- [EXERCISE INSTRUCTIONS]:
Write out the listing below exactly, and omit any images you find in it.

- [SUPPLIED INFORMATION]:
'''

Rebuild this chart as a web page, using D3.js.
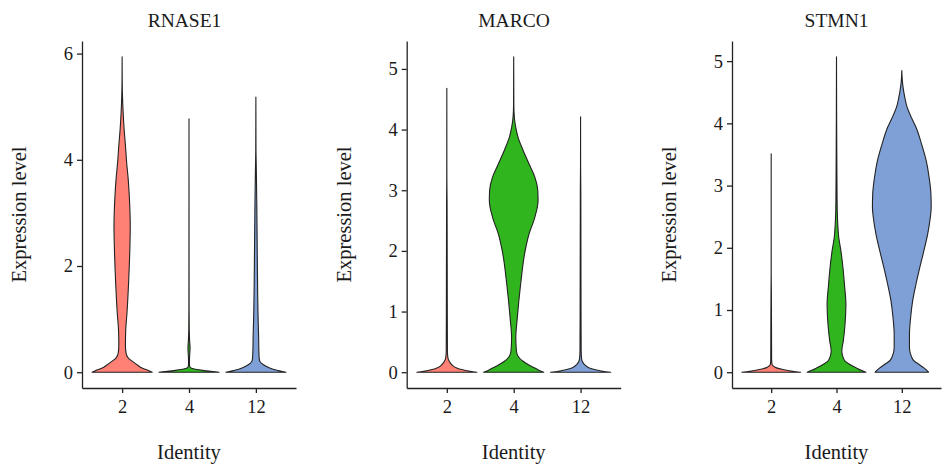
<!DOCTYPE html>
<html>
<head>
<meta charset="utf-8">
<script src="https://cdn.jsdelivr.net/npm/d3@7"></script>
<style>
  html, body { margin: 0; padding: 0; background: #fff; }
  svg text { font-family: "Liberation Serif", "DejaVu Serif", serif; fill: #1a1a1a; }
</style>
</head>
<body>
<svg id="chart" width="942" height="468"></svg>
<script>
// ---- data ----
const genes = ["RNASE1", "MARCO", "STMN1"];
const identities = ["2", "4", "12"];
const identityColors = ["#FF8075", "#31B51F", "#7F9FD7"];
const yTicksRNASE1 = [0, 2, 4, 6];
const yTicksMARCO = [0, 1, 2, 3, 4, 5];
const yTicksSTMN1 = [0, 1, 2, 3, 4, 5];

// violin profiles: [expression level, relative half-width]
const rnase1_2 = [[0,1],[0.04,0.84],[0.08,0.66],[0.13,0.52],[0.18,0.40],[0.27,0.2],[0.36,0.13],[0.5,0.11],[0.8,0.12],[1.1,0.16],[1.75,0.22],[2.4,0.26],[2.75,0.27],[3.3,0.24],[3.65,0.2],[3.95,0.15],[4.27,0.11],[4.58,0.066],[4.9,0.033],[5.2,0.012],[5.5,0.003],[5.94,0]];
const rnase1_4 = [[0,1],[0.02,0.66],[0.035,0.45],[0.05,0.27],[0.065,0.15],[0.08,0.07],[0.1,0.03],[0.15,0.015],[0.3,0.02],[0.45,0.035],[0.6,0.02],[0.8,0.008],[1.2,0.003],[4.77,0]];
const rnase1_12 = [[0,1],[0.03,0.75],[0.05,0.6],[0.08,0.46],[0.145,0.24],[0.21,0.13],[0.27,0.11],[0.4,0.1],[0.7,0.09],[1.0,0.075],[2.0,0.05],[3.2,0.03],[3.8,0.015],[4.2,0.004],[5.18,0]];
const marco_2 = [[0,1],[0.016,0.77],[0.044,0.49],[0.07,0.33],[0.127,0.16],[0.18,0.08],[0.24,0.035],[0.35,0.02],[1,0.015],[2.8,0.008],[3.2,0.002],[4.68,0]];
const marco_4 = [[0,1],[0.03,0.85],[0.07,0.70],[0.127,0.48],[0.18,0.31],[0.26,0.15],[0.35,0.09],[0.57,0.07],[0.9,0.12],[1.45,0.23],[2.0,0.38],[2.28,0.51],[2.55,0.70],[2.83,0.81],[3.0,0.80],[3.22,0.70],[3.38,0.56],[3.66,0.31],[3.88,0.14],[4.04,0.067],[4.21,0.02],[4.4,0.005],[5.2,0]];
const marco_12 = [[0,1],[0.016,0.73],[0.044,0.46],[0.07,0.29],[0.127,0.13],[0.18,0.055],[0.24,0.03],[0.35,0.02],[1,0.015],[3.0,0.008],[3.4,0.002],[4.21,0]];
const stmn1_2 = [[0,1],[0.016,0.73],[0.043,0.40],[0.07,0.18],[0.097,0.08],[0.124,0.03],[0.2,0.015],[0.6,0.012],[1.3,0.006],[1.6,0.001],[3.51,0]];
const stmn1_4 = [[0,1],[0.03,0.84],[0.07,0.67],[0.124,0.46],[0.18,0.29],[0.26,0.21],[0.34,0.18],[0.5,0.23],[0.77,0.29],[1.09,0.32],[1.41,0.27],[1.68,0.22],[1.95,0.15],[2.17,0.076],[2.38,0.043],[2.76,0.02],[3.56,0.01],[4.1,0.005],[5.07,0]];
const stmn1_12 = [[0,0.91],[0.07,0.75],[0.124,0.59],[0.18,0.42],[0.26,0.32],[0.39,0.26],[0.61,0.26],[0.88,0.30],[1.15,0.37],[1.41,0.48],[1.68,0.61],[1.95,0.75],[2.22,0.88],[2.49,0.97],[2.65,1.0],[2.87,0.99],[3.13,0.93],[3.4,0.83],[3.67,0.67],[3.94,0.48],[4.1,0.32],[4.26,0.18],[4.42,0.10],[4.59,0.04],[4.7,0.015],[4.85,0]];

const panelData = [
  { gene: genes[0], ticks: yTicksRNASE1, violins: [rnase1_2, rnase1_4, rnase1_12] },
  { gene: genes[1], ticks: yTicksMARCO,  violins: [marco_2, marco_4, marco_12] },
  { gene: genes[2], ticks: yTicksSTMN1,  violins: [stmn1_2, stmn1_4, stmn1_12] }
];

// ---- layout ----
const panelLeft  = [82, 406.7, 732];
const panelRight = [296, 620.7, 941];
const titleX = [184.5, 514, 836.5];
const plotTop = 41, plotBottom = 388;
const axisColor = "#222";

const svg = d3.select("#chart");

panelData.forEach((p, i) => {
  const g = svg.append("g");
  const x = d3.scalePoint().domain(identities).range([panelLeft[i], panelRight[i]]).padding(0.6);
  const ymax = d3.max(p.violins, v => d3.max(v, d => d[0]));
  const ymin = 0;
  const span = ymax - ymin;
  const y = d3.scaleLinear().domain([ymin - 0.05 * span, ymax + 0.05 * span]).range([plotBottom, plotTop]);
  const halfMax = 0.45 * x.step();

  p.violins.forEach((prof, j) => {
    const cx = x(identities[j]);
    const area = d3.area()
      .y(d => y(d[0]))
      .x0(d => cx - d[1] * halfMax)
      .x1(d => cx + d[1] * halfMax)
      .curve(d3.curveMonotoneY);
    g.append("path")
      .attr("d", area(prof))
      .attr("fill", identityColors[j])
      .attr("stroke", "#222")
      .attr("stroke-width", 1.1)
      .attr("stroke-linejoin", "round");
  });

  // y axis
  const ya = g.append("g")
    .attr("transform", `translate(${panelLeft[i]},0)`)
    .call(d3.axisLeft(y).tickValues(p.ticks).tickFormat(d3.format("d")).tickSize(5).tickSizeOuter(0).tickPadding(4));
  ya.selectAll("path.domain, .tick line").attr("stroke", axisColor).attr("stroke-width", 1.3);
  ya.selectAll(".tick text").style("font-size", "18.5px").attr("fill", "#1a1a1a")
    .style("font-family", '"Liberation Serif", serif');

  // x axis
  const xa = g.append("g")
    .attr("transform", `translate(0,${plotBottom})`)
    .call(d3.axisBottom(x).tickSize(5).tickSizeOuter(0).tickPadding(7));
  xa.selectAll("path.domain, .tick line").attr("stroke", axisColor).attr("stroke-width", 1.3);
  xa.selectAll(".tick text").style("font-size", "18.5px").attr("fill", "#1a1a1a")
    .style("font-family", '"Liberation Serif", serif');

  // title
  g.append("text")
    .attr("x", titleX[i]).attr("y", 27)
    .attr("text-anchor", "middle")
    .style("font-size", "19.5px")
    .text(p.gene);

  // axis titles
  const midX = (panelLeft[i] + panelRight[i]) / 2;
  g.append("text")
    .attr("x", midX).attr("y", 459)
    .attr("text-anchor", "middle")
    .style("font-size", "20.5px")
    .text("Identity");
  g.append("text")
    .attr("transform", `translate(${panelLeft[i] - 56},${(plotTop + plotBottom) / 2}) rotate(-90)`)
    .attr("text-anchor", "middle")
    .style("font-size", "20.5px")
    .text("Expression level");
});
</script>
</body>
</html>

'''

- [WORKED ANSWER]:
Rebuild this chart as a web page, using D3.js.
<!DOCTYPE html>
<html>
<head>
<meta charset="utf-8">
<script src="https://cdn.jsdelivr.net/npm/d3@7"></script>
<style>
  html, body { margin: 0; padding: 0; background: #fff; }
  svg text { font-family: "Liberation Serif", "DejaVu Serif", serif; fill: #1a1a1a; }
</style>
</head>
<body>
<svg id="chart" width="942" height="468"></svg>
<script>
// ---- data ----
const genes = ["RNASE1", "MARCO", "STMN1"];
const identities = ["2", "4", "12"];
const identityColors = ["#FF8075", "#31B51F", "#7F9FD7"];
const yTicksRNASE1 = [0, 2, 4, 6];
const yTicksMARCO = [0, 1, 2, 3, 4, 5];
const yTicksSTMN1 = [0, 1, 2, 3, 4, 5];

// violin profiles: [expression level, relative half-width]
const rnase1_2 = [[0,1],[0.04,0.84],[0.08,0.66],[0.13,0.52],[0.18,0.40],[0.27,0.2],[0.36,0.13],[0.5,0.11],[0.8,0.12],[1.1,0.16],[1.75,0.22],[2.4,0.26],[2.75,0.27],[3.3,0.24],[3.65,0.2],[3.95,0.15],[4.27,0.11],[4.58,0.066],[4.9,0.033],[5.2,0.012],[5.5,0.003],[5.94,0]];
const rnase1_4 = [[0,1],[0.02,0.66],[0.035,0.45],[0.05,0.27],[0.065,0.15],[0.08,0.07],[0.1,0.03],[0.15,0.015],[0.3,0.02],[0.45,0.035],[0.6,0.02],[0.8,0.008],[1.2,0.003],[4.77,0]];
const rnase1_12 = [[0,1],[0.03,0.75],[0.05,0.6],[0.08,0.46],[0.145,0.24],[0.21,0.13],[0.27,0.11],[0.4,0.1],[0.7,0.09],[1.0,0.075],[2.0,0.05],[3.2,0.03],[3.8,0.015],[4.2,0.004],[5.18,0]];
const marco_2 = [[0,1],[0.016,0.77],[0.044,0.49],[0.07,0.33],[0.127,0.16],[0.18,0.08],[0.24,0.035],[0.35,0.02],[1,0.015],[2.8,0.008],[3.2,0.002],[4.68,0]];
const marco_4 = [[0,1],[0.03,0.85],[0.07,0.70],[0.127,0.48],[0.18,0.31],[0.26,0.15],[0.35,0.09],[0.57,0.07],[0.9,0.12],[1.45,0.23],[2.0,0.38],[2.28,0.51],[2.55,0.70],[2.83,0.81],[3.0,0.80],[3.22,0.70],[3.38,0.56],[3.66,0.31],[3.88,0.14],[4.04,0.067],[4.21,0.02],[4.4,0.005],[5.2,0]];
const marco_12 = [[0,1],[0.016,0.73],[0.044,0.46],[0.07,0.29],[0.127,0.13],[0.18,0.055],[0.24,0.03],[0.35,0.02],[1,0.015],[3.0,0.008],[3.4,0.002],[4.21,0]];
const stmn1_2 = [[0,1],[0.016,0.73],[0.043,0.40],[0.07,0.18],[0.097,0.08],[0.124,0.03],[0.2,0.015],[0.6,0.012],[1.3,0.006],[1.6,0.001],[3.51,0]];
const stmn1_4 = [[0,1],[0.03,0.84],[0.07,0.67],[0.124,0.46],[0.18,0.29],[0.26,0.21],[0.34,0.18],[0.5,0.23],[0.77,0.29],[1.09,0.32],[1.41,0.27],[1.68,0.22],[1.95,0.15],[2.17,0.076],[2.38,0.043],[2.76,0.02],[3.56,0.01],[4.1,0.005],[5.07,0]];
const stmn1_12 = [[0,0.91],[0.07,0.75],[0.124,0.59],[0.18,0.42],[0.26,0.32],[0.39,0.26],[0.61,0.26],[0.88,0.30],[1.15,0.37],[1.41,0.48],[1.68,0.61],[1.95,0.75],[2.22,0.88],[2.49,0.97],[2.65,1.0],[2.87,0.99],[3.13,0.93],[3.4,0.83],[3.67,0.67],[3.94,0.48],[4.1,0.32],[4.26,0.18],[4.42,0.10],[4.59,0.04],[4.7,0.015],[4.85,0]];

const panelData = [
  { gene: genes[0], ticks: yTicksRNASE1, violins: [rnase1_2, rnase1_4, rnase1_12] },
  { gene: genes[1], ticks: yTicksMARCO,  violins: [marco_2, marco_4, marco_12] },
  { gene: genes[2], ticks: yTicksSTMN1,  violins: [stmn1_2, stmn1_4, stmn1_12] }
];

// ---- layout ----
const panelLeft  = [82, 406.7, 732];
const panelRight = [296, 620.7, 941];
const titleX = [184.5, 514, 836.5];
const plotTop = 41, plotBottom = 388;
const axisColor = "#222";

const svg = d3.select("#chart");

panelData.forEach((p, i) => {
  const g = svg.append("g");
  const x = d3.scalePoint().domain(identities).range([panelLeft[i], panelRight[i]]).padding(0.6);
  const ymax = d3.max(p.violins, v => d3.max(v, d => d[0]));
  const ymin = 0;
  const span = ymax - ymin;
  const y = d3.scaleLinear().domain([ymin - 0.05 * span, ymax + 0.05 * span]).range([plotBottom, plotTop]);
  const halfMax = 0.45 * x.step();

  p.violins.forEach((prof, j) => {
    const cx = x(identities[j]);
    const area = d3.area()
      .y(d => y(d[0]))
      .x0(d => cx - d[1] * halfMax)
      .x1(d => cx + d[1] * halfMax)
      .curve(d3.curveMonotoneY);
    g.append("path")
      .attr("d", area(prof))
      .attr("fill", identityColors[j])
      .attr("stroke", "#222")
      .attr("stroke-width", 1.1)
      .attr("stroke-linejoin", "round");
  });

  // y axis
  const ya = g.append("g")
    .attr("transform", `translate(${panelLeft[i]},0)`)
    .call(d3.axisLeft(y).tickValues(p.ticks).tickFormat(d3.format("d")).tickSize(5).tickSizeOuter(0).tickPadding(4));
  ya.selectAll("path.domain, .tick line").attr("stroke", axisColor).attr("stroke-width", 1.3);
  ya.selectAll(".tick text").style("font-size", "18.5px").attr("fill", "#1a1a1a")
    .style("font-family", '"Liberation Serif", serif');

  // x axis
  const xa = g.append("g")
    .attr("transform", `translate(0,${plotBottom})`)
    .call(d3.axisBottom(x).tickSize(5).tickSizeOuter(0).tickPadding(7));
  xa.selectAll("path.domain, .tick line").attr("stroke", axisColor).attr("stroke-width", 1.3);
  xa.selectAll(".tick text").style("font-size", "18.5px").attr("fill", "#1a1a1a")
    .style("font-family", '"Liberation Serif", serif');

  // title
  g.append("text")
    .attr("x", titleX[i]).attr("y", 27)
    .attr("text-anchor", "middle")
    .style("font-size", "19.5px")
    .text(p.gene);

  // axis titles
  const midX = (panelLeft[i] + panelRight[i]) / 2;
  g.append("text")
    .attr("x", midX).attr("y", 459)
    .attr("text-anchor", "middle")
    .style("font-size", "20.5px")
    .text("Identity");
  g.append("text")
    .attr("transform", `translate(${panelLeft[i] - 56},${(plotTop + plotBottom) / 2}) rotate(-90)`)
    .attr("text-anchor", "middle")
    .style("font-size", "20.5px")
    .text("Expression level");
});
</script>
</body>
</html>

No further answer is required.